**EXERCISE AIM:** Restate the whole listing word for word. Pictures are left out.

**RECORDS SUPPLIED:**

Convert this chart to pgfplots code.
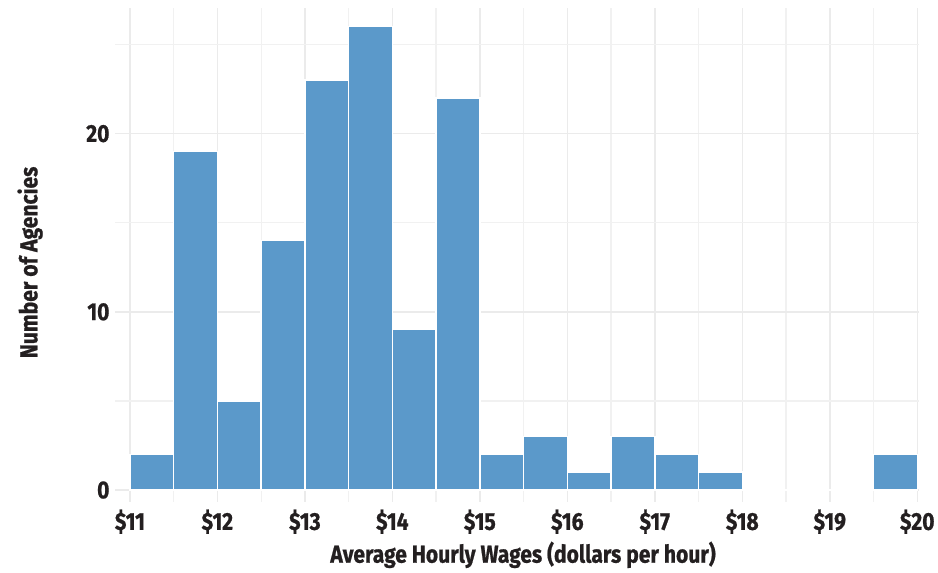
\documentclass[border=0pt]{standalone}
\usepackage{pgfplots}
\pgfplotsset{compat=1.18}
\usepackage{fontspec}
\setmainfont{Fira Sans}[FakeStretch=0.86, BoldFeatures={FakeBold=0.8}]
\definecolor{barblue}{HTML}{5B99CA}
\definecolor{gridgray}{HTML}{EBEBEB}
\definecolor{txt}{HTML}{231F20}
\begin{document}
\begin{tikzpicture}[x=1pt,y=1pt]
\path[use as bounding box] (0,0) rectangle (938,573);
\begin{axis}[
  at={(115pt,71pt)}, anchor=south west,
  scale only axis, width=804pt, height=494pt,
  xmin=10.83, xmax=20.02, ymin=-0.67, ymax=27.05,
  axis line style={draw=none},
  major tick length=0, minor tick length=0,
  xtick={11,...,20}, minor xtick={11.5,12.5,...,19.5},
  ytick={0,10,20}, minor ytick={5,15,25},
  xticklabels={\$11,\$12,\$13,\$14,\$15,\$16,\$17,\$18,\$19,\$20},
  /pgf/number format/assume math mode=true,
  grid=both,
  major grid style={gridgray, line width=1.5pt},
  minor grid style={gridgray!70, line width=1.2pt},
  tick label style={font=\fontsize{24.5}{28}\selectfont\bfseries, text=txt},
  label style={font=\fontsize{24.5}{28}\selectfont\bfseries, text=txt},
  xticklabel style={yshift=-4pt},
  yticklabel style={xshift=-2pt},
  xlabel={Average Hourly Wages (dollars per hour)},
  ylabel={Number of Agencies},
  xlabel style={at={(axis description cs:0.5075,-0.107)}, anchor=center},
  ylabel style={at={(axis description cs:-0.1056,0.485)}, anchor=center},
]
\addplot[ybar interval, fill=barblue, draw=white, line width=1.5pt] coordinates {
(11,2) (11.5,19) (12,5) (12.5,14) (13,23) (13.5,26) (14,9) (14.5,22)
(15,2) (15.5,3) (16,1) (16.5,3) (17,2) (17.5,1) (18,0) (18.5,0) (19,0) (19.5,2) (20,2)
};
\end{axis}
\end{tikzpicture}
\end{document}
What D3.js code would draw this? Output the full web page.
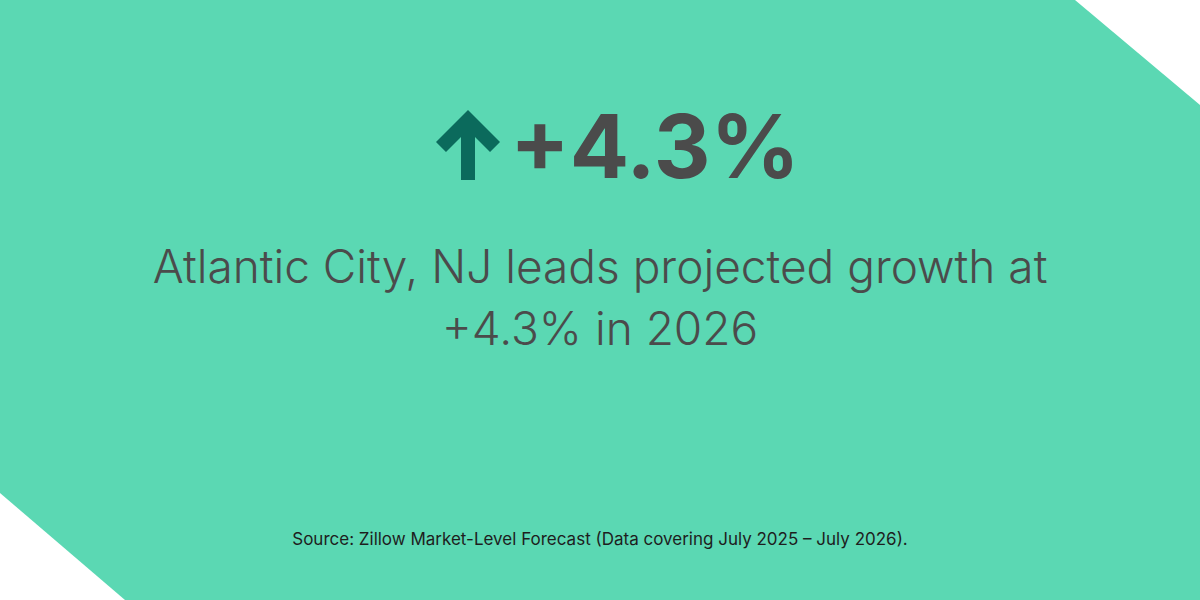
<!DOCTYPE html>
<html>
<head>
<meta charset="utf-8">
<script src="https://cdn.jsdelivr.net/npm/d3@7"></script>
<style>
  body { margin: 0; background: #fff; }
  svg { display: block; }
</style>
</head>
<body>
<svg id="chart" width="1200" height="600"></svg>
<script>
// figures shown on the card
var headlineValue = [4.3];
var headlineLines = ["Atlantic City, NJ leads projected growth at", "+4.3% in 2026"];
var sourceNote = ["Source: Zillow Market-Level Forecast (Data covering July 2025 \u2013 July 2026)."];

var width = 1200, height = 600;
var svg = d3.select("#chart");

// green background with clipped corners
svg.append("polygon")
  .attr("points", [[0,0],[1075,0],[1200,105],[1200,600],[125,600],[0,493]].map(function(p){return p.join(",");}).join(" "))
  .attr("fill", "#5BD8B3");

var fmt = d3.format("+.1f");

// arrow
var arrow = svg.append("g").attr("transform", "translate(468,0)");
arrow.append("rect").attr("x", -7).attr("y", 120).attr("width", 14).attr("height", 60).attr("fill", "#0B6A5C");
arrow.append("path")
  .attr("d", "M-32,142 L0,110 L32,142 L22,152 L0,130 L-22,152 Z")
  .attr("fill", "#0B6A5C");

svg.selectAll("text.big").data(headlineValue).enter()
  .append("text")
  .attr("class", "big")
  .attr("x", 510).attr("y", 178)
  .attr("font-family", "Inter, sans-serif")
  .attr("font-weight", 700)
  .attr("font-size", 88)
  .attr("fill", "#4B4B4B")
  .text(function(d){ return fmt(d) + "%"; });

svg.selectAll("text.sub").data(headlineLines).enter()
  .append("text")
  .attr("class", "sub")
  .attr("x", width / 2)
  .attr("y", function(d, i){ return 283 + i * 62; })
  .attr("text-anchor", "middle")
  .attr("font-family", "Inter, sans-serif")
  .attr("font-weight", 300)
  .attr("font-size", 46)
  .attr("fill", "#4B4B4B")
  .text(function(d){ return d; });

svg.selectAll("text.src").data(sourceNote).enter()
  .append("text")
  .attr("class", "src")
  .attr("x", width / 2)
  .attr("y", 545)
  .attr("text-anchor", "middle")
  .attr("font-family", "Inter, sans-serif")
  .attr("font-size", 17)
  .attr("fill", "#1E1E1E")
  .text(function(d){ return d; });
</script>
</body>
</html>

**ANSWER FOR THIS EXERCISE:**
Convert this chart to pgfplots code.
\documentclass[border=0pt]{standalone}
\usepackage{pgfplots}
\pgfplotsset{compat=1.18}
\usepackage{fontspec}
\setmainfont{Fira Sans}[FakeStretch=0.86, BoldFeatures={FakeBold=0.8}]
\definecolor{barblue}{HTML}{5B99CA}
\definecolor{gridgray}{HTML}{EBEBEB}
\definecolor{txt}{HTML}{231F20}
\begin{document}
\begin{tikzpicture}[x=1pt,y=1pt]
\path[use as bounding box] (0,0) rectangle (938,573);
\begin{axis}[
  at={(115pt,71pt)}, anchor=south west,
  scale only axis, width=804pt, height=494pt,
  xmin=10.83, xmax=20.02, ymin=-0.67, ymax=27.05,
  axis line style={draw=none},
  major tick length=0, minor tick length=0,
  xtick={11,...,20}, minor xtick={11.5,12.5,...,19.5},
  ytick={0,10,20}, minor ytick={5,15,25},
  xticklabels={\$11,\$12,\$13,\$14,\$15,\$16,\$17,\$18,\$19,\$20},
  /pgf/number format/assume math mode=true,
  grid=both,
  major grid style={gridgray, line width=1.5pt},
  minor grid style={gridgray!70, line width=1.2pt},
  tick label style={font=\fontsize{24.5}{28}\selectfont\bfseries, text=txt},
  label style={font=\fontsize{24.5}{28}\selectfont\bfseries, text=txt},
  xticklabel style={yshift=-4pt},
  yticklabel style={xshift=-2pt},
  xlabel={Average Hourly Wages (dollars per hour)},
  ylabel={Number of Agencies},
  xlabel style={at={(axis description cs:0.5075,-0.107)}, anchor=center},
  ylabel style={at={(axis description cs:-0.1056,0.485)}, anchor=center},
]
\addplot[ybar interval, fill=barblue, draw=white, line width=1.5pt] coordinates {
(11,2) (11.5,19) (12,5) (12.5,14) (13,23) (13.5,26) (14,9) (14.5,22)
(15,2) (15.5,3) (16,1) (16.5,3) (17,2) (17.5,1) (18,0) (18.5,0) (19,0) (19.5,2) (20,2)
};
\end{axis}
\end{tikzpicture}
\end{document}
What D3.js code would draw this? Output the full web page.
<!DOCTYPE html>
<html>
<head>
<meta charset="utf-8">
<script src="https://cdn.jsdelivr.net/npm/d3@7"></script>
<style>
  body { margin: 0; background: #fff; }
  svg { display: block; }
</style>
</head>
<body>
<svg id="chart" width="1200" height="600"></svg>
<script>
// figures shown on the card
var headlineValue = [4.3];
var headlineLines = ["Atlantic City, NJ leads projected growth at", "+4.3% in 2026"];
var sourceNote = ["Source: Zillow Market-Level Forecast (Data covering July 2025 \u2013 July 2026)."];

var width = 1200, height = 600;
var svg = d3.select("#chart");

// green background with clipped corners
svg.append("polygon")
  .attr("points", [[0,0],[1075,0],[1200,105],[1200,600],[125,600],[0,493]].map(function(p){return p.join(",");}).join(" "))
  .attr("fill", "#5BD8B3");

var fmt = d3.format("+.1f");

// arrow
var arrow = svg.append("g").attr("transform", "translate(468,0)");
arrow.append("rect").attr("x", -7).attr("y", 120).attr("width", 14).attr("height", 60).attr("fill", "#0B6A5C");
arrow.append("path")
  .attr("d", "M-32,142 L0,110 L32,142 L22,152 L0,130 L-22,152 Z")
  .attr("fill", "#0B6A5C");

svg.selectAll("text.big").data(headlineValue).enter()
  .append("text")
  .attr("class", "big")
  .attr("x", 510).attr("y", 178)
  .attr("font-family", "Inter, sans-serif")
  .attr("font-weight", 700)
  .attr("font-size", 88)
  .attr("fill", "#4B4B4B")
  .text(function(d){ return fmt(d) + "%"; });

svg.selectAll("text.sub").data(headlineLines).enter()
  .append("text")
  .attr("class", "sub")
  .attr("x", width / 2)
  .attr("y", function(d, i){ return 283 + i * 62; })
  .attr("text-anchor", "middle")
  .attr("font-family", "Inter, sans-serif")
  .attr("font-weight", 300)
  .attr("font-size", 46)
  .attr("fill", "#4B4B4B")
  .text(function(d){ return d; });

svg.selectAll("text.src").data(sourceNote).enter()
  .append("text")
  .attr("class", "src")
  .attr("x", width / 2)
  .attr("y", 545)
  .attr("text-anchor", "middle")
  .attr("font-family", "Inter, sans-serif")
  .attr("font-size", 17)
  .attr("fill", "#1E1E1E")
  .text(function(d){ return d; });
</script>
</body>
</html>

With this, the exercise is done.